(STORED RECORDS):
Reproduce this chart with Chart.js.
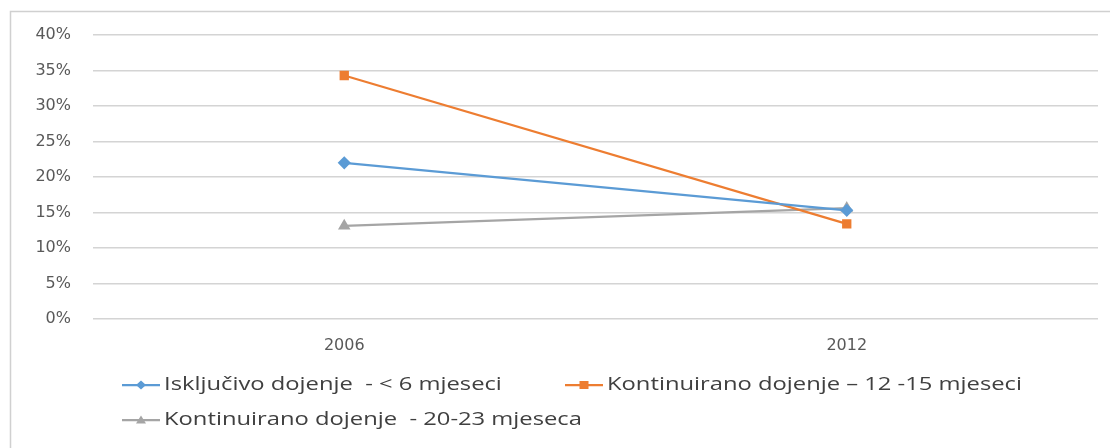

---

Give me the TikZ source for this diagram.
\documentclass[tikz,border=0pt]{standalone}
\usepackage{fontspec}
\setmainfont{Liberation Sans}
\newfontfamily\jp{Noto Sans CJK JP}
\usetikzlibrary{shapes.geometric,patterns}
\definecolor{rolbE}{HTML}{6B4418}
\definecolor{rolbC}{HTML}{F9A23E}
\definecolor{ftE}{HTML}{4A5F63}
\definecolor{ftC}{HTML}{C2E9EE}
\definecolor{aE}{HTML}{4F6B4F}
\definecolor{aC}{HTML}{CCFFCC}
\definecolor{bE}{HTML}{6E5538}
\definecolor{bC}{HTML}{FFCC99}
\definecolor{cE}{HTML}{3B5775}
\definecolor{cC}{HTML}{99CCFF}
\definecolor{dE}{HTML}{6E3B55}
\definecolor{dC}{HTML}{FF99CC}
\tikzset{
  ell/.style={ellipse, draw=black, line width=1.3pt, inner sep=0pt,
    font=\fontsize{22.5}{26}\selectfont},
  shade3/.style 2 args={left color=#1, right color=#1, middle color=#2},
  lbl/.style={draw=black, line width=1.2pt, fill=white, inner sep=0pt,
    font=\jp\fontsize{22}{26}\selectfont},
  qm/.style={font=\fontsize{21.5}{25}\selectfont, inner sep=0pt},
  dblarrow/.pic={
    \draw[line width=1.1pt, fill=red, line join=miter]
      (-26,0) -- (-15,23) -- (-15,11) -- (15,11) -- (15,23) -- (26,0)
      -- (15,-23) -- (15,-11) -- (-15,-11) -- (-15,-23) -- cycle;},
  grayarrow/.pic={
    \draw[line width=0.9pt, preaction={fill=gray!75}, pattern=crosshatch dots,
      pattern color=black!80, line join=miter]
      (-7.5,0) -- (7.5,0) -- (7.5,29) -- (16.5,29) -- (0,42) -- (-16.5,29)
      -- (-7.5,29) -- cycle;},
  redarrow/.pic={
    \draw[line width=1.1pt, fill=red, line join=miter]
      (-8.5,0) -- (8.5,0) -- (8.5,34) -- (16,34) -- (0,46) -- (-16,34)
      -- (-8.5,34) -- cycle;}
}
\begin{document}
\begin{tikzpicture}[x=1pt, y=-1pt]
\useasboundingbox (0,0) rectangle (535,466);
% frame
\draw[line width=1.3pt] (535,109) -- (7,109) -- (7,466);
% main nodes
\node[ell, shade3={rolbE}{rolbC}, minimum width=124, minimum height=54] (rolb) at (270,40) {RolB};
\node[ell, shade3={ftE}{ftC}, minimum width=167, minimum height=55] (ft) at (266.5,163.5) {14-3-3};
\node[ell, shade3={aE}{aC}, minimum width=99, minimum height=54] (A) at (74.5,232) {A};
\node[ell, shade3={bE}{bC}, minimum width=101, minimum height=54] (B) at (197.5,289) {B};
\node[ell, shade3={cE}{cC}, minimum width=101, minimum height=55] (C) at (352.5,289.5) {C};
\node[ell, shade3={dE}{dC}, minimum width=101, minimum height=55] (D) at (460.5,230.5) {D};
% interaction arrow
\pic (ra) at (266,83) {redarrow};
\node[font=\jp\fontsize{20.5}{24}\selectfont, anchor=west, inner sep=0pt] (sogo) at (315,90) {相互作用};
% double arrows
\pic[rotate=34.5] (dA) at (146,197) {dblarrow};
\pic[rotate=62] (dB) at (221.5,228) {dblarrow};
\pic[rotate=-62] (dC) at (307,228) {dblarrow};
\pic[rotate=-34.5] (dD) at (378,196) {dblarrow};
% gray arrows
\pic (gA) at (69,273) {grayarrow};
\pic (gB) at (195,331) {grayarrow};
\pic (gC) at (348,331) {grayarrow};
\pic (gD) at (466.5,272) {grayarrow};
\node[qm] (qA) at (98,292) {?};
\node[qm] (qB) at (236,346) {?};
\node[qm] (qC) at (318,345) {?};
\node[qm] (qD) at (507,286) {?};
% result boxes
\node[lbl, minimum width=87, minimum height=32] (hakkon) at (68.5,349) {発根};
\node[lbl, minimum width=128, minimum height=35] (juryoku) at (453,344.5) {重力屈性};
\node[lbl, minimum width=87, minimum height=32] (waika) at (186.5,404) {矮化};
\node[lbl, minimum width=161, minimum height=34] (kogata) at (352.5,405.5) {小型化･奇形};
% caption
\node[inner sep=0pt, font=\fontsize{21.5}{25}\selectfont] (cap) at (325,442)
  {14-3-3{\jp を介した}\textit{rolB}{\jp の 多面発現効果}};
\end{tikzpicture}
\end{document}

...

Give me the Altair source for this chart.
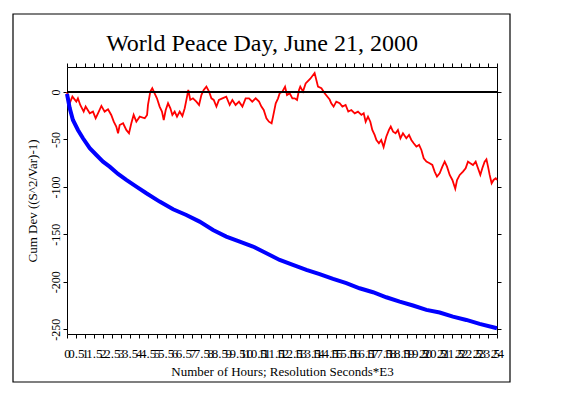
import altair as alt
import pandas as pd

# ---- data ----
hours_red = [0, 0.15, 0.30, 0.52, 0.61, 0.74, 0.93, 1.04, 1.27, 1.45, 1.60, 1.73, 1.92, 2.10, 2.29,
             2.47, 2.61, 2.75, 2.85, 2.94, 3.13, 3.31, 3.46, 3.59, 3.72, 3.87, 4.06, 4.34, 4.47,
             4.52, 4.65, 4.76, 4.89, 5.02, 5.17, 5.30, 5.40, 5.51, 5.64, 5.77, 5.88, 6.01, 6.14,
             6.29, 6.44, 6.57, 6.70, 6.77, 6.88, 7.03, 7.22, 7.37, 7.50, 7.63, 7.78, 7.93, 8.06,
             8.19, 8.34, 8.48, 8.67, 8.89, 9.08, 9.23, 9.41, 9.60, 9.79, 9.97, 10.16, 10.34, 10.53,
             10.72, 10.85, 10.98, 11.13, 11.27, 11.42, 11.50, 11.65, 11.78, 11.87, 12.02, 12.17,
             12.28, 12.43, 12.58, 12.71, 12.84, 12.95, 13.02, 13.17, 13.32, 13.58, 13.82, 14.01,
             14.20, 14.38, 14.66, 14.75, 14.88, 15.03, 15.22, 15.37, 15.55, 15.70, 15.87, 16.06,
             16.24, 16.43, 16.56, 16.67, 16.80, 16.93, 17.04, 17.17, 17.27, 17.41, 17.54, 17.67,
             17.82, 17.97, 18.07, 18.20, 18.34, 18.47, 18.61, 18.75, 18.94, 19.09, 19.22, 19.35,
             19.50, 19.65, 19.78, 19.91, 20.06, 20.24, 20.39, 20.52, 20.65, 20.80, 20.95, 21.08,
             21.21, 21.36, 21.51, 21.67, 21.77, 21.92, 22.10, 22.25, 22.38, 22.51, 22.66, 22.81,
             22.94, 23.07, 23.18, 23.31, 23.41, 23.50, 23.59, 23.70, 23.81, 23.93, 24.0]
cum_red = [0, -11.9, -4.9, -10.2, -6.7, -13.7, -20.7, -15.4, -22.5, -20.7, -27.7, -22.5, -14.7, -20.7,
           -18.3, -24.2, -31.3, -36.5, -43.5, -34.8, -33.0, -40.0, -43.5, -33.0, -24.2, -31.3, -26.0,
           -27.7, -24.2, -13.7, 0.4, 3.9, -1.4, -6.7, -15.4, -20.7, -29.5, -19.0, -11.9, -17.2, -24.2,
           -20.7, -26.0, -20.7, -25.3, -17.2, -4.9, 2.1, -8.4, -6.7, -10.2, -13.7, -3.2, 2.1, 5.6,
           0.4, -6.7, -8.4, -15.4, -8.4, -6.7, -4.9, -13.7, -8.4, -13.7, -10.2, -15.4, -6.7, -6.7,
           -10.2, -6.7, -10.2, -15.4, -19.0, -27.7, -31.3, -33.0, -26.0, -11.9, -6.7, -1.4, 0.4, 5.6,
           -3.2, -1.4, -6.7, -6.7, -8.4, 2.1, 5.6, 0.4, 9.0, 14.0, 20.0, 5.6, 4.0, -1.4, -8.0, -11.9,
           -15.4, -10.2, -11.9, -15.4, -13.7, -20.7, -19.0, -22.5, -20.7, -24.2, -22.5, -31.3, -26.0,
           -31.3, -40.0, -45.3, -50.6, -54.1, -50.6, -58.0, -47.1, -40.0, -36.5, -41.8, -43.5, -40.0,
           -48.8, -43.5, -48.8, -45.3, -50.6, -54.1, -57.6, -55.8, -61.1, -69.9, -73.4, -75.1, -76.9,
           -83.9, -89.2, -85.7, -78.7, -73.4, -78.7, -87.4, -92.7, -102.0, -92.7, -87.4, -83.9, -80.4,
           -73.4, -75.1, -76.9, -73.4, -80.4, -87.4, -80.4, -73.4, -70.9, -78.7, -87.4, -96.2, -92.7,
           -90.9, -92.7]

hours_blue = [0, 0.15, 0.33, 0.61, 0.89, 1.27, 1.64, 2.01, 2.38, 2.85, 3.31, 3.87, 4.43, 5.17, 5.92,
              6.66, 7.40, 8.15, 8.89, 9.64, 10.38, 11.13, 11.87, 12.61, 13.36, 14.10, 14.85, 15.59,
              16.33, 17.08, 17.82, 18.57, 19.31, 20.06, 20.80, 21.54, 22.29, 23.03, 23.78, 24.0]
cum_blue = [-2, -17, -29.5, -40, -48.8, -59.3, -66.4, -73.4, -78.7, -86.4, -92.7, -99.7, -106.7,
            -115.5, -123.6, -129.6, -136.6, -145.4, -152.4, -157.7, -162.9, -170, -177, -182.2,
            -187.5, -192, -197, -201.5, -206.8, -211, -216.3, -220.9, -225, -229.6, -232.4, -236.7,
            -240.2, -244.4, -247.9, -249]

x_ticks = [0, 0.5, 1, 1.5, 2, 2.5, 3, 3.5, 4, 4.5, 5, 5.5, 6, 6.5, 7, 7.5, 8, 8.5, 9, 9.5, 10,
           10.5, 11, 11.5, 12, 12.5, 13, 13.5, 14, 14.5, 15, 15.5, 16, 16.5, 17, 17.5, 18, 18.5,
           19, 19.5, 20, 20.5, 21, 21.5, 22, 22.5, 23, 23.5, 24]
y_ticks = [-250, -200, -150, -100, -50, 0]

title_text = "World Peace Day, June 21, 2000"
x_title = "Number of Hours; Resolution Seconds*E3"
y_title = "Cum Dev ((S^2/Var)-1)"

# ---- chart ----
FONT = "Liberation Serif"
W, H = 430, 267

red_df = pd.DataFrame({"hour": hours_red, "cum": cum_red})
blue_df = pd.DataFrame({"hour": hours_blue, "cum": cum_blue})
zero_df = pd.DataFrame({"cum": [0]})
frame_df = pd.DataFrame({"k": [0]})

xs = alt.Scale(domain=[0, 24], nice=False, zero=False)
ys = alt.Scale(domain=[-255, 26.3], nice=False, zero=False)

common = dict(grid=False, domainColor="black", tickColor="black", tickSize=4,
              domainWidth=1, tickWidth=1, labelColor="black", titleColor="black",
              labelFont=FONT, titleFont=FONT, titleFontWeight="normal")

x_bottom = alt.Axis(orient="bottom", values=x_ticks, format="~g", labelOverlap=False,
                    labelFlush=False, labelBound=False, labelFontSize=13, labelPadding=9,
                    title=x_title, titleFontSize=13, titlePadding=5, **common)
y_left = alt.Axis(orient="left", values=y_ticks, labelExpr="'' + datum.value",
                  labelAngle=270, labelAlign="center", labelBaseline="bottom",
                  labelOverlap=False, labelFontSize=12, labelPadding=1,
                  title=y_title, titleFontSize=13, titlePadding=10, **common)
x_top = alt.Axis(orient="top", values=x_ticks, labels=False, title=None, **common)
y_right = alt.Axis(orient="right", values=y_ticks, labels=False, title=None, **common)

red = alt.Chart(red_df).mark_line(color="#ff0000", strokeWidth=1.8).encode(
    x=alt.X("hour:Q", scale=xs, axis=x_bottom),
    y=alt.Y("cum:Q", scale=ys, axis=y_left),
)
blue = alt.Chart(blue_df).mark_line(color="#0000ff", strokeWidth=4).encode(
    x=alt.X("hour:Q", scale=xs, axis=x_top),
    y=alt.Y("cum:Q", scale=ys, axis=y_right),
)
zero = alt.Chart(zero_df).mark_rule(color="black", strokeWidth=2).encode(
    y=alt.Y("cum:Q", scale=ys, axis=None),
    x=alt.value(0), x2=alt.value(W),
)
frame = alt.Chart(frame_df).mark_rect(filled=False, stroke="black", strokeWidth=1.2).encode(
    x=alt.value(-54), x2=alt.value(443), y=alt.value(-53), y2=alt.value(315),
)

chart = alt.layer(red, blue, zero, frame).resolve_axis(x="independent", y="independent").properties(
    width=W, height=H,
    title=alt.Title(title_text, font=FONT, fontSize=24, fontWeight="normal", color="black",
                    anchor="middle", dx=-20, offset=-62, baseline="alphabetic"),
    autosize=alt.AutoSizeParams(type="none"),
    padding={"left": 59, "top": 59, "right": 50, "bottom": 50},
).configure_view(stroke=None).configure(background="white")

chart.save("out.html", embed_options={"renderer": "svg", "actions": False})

(WHAT YOU NEED TO DO): Everything above from the line with "Give me the Altair source for this chart." through the line with "import pandas as pd" should be retyped exactly, and nothing else; omit pictures.

(EXERCISE SOLUTION):
Give me the Altair source for this chart.
import altair as alt
import pandas as pd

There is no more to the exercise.